Pero, ¿y si el Primavera Sound pudiera añadir un nuevo capítulo a su relato mítico? ¿Y si el Primavera Sound, con la posición preminente que tiene en el sector de los festivales, fuera el primero en cumplir con los convenios laborales de los músicos? ¿Y si, de la misma forma que han avanzado en la gestión de residuos y en hacer más sostenible el festival, decidiera, por ética y justicia, dar un trato digno a los músicos? ¿No sería un ejemplo, un avance, una antorcha para todos los demás, como ya lo ha sido en otros aspectos? Para el festival no sería tanto una cuestión económica, como de imagen. Pero sobre todo de justicia.
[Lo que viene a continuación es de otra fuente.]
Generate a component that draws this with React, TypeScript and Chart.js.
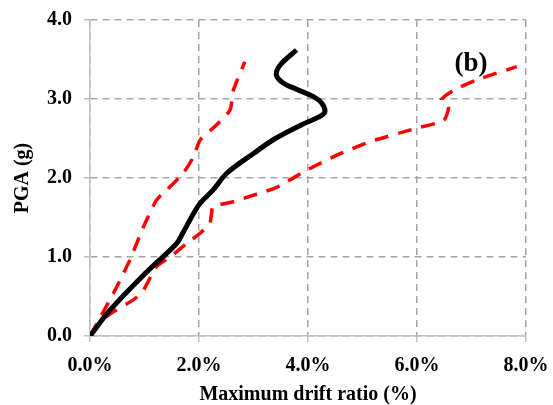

«Es un sueño», dicen los músicos de Barcelona. Pero también fue un sueño lo que llevó a aquellos cuatro chavales a crear un imperio en una calle llamada Peligro. Un gamberro. Un comprensivo. Otro que sabe hablar. Otro que es un misterio. Y otro sueño: que el festival de nuestra ciudad sea el abanderado de los derechos de los músicos, el que los dignifica. El que da ejemplo. Es una oportunidad para que al relato mítico del éxito empresarial se le sume el relato mítico del cumplimiento y la defensa de los derechos de los músicos, un nuevo capítulo, un capítulo fundacional. El Primavera Sound podría ser el primero en hacerlo. Y, después de él, le seguirían los demás. ¿Acaso no es un buen sueño?